The power train of a simple bicycle consists of a pair of pedals, two sprockets and a chain. The pedals are affixed to one sprocket — the front sprocket, which is mounted to the bike below the seat. The second sprocket is connected to the hub of the rear wheel. The chain connects the two sprockets. When you turn the pedals, the front sprocket turns. The chain transfers that rotation to the rear sprocket, which turns the rear wheel, and the bicycle moves forward. The faster you turn the pedals, the faster the rear wheel goes, and the faster the bike goes.

Coasting

At some point — when going downhill, for instance — you get up enough speed that the rear wheel is turning faster than you can turn the pedals. That's when you coast: You stop working the pedals and let the bike's momentum keep you moving forward. It's the freewheel that makes this possible. As it turns out, the rear sprocket isn't affixed directly to the hub of the wheel. If it were, then the chain would move whenever the wheel was turning.

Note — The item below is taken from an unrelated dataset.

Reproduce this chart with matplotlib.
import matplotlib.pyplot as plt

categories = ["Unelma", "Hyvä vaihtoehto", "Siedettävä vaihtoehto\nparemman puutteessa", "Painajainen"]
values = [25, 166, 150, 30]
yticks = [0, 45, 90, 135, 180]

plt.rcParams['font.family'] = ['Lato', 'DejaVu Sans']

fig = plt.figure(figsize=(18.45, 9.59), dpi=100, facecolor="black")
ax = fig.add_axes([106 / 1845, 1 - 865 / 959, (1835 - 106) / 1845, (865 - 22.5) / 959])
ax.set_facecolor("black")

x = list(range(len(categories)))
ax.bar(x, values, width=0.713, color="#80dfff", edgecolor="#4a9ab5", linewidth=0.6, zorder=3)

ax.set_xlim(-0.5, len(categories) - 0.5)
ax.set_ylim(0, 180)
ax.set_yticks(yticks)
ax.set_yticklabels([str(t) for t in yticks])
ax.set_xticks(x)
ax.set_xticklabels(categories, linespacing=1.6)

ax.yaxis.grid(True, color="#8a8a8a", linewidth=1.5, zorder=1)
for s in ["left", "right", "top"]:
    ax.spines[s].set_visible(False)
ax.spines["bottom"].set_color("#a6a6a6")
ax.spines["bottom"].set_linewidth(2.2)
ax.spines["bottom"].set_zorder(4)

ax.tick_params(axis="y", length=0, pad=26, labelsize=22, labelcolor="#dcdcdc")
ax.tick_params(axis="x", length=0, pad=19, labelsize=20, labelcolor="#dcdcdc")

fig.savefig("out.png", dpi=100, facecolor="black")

Think of a child's tricycle, which has the pedals affixed directly to the front wheel; the wheel can't turn without the pedals turning. On a bicycle, instead of being affixed to the wheel, the rear sprocket is mounted on a freewheel mechanism, which is either built into the hub of the wheel — a "freehub" — or attached to the hub, making it a true freewheel.

The Freewheel

The freewheel is a ratchet, a mechanism that allows motion in only one direction. In the case of a bicycle, it allows the chain to transfer power only from the pedals to the wheel, not in the other direction. The distinctive tick-tick-tick sound of a coasting bicycle, which becomes a buzz at high speeds, is the sound of the freewheel mechanism's ratchet working.

Sprocket Clusters

A modern multispeed bicycle doesn't have just two sprockets, but two clusters of sprockets. A 21-speed bike, for example, has a three-sprocket cluster at the pedals and a seven-sprocket cluster at the rear wheel, with derailleurs to move the chain from one sprocket to another. All the sprockets on the rear cluster are simply mounted to the same freewheel or freehub assembly.